Us Conductors takes us from the glamour of Jazz Age New York to the gulags and science prisons of the Soviet Union. On a ship steaming its way from Manhattan back to Leningrad, Lev Termen writes a letter to his “one true love”, Clara Rockmore, telling her the story of his life. Imprisoned in his cabin, he recalls his early years as a scientist, inventing the theremin and other electric marvels, and the Kremlin’s dream that these inventions could be used to infiltrate capitalism itself. Instead, New York infiltrated Termen — he fell in love with the city’s dance clubs and speakeasies, with the students learning his strange instrument, and with Clara, a beautiful young violinist. Amid ghostly sonatas, kung-fu tussles, brushes with Chaplin and Rockefeller, a mission to Alcatraz, the novel builds to a crescendo: Termen’s spy games fall apart and he is forced to return home, where he’s soon consigned to a Siberian gulag. Only his wits can save him, but they will also plunge him even deeper toward the dark heart of Stalin’s Russia.

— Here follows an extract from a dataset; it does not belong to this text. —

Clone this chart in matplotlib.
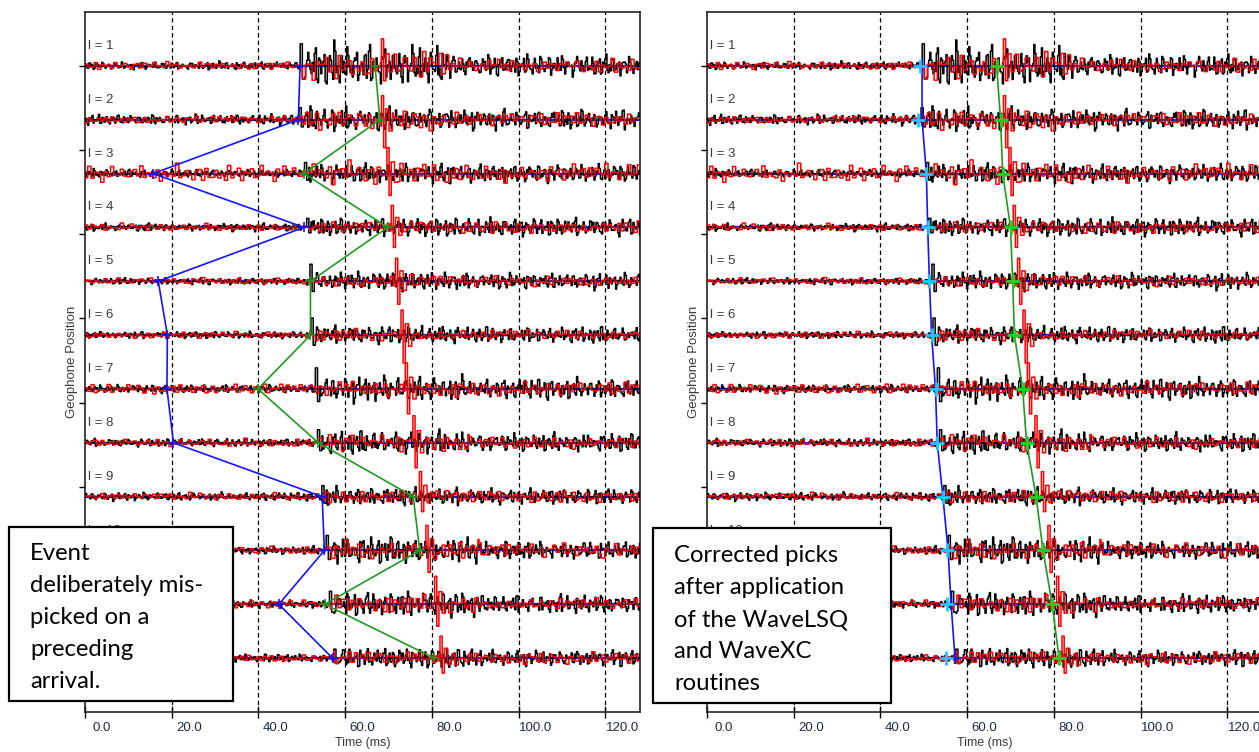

Us Conductors is a book of longing and electricity. Like Termen’s own life, it is steeped in beauty, wonder and looping heartbreak. How strong is unrequited love? What does it mean when it is the only thing keeping you alive? This sublime debut inhabits the idea of invention on every level, no more so than in its depiction of Termen’s endless feelings for Clara — against every realistic odd. For what else is love, but the greatest invention of all?
“Michaels’ book is based on the life of Lev Termen, the Russian-born inventor of the Theremin, the most ethereal of musical instruments. As the narrative shifts countries and climates, from the glittery brightness of New York in the 1920s to the leaden cold of the Soviet Union under Stalin, the grace of Michaels’s style makes these times and places seem entirely new. He succeeds at one of the hardest things a writer can do: he makes music seem to sing from the pages of a novel.”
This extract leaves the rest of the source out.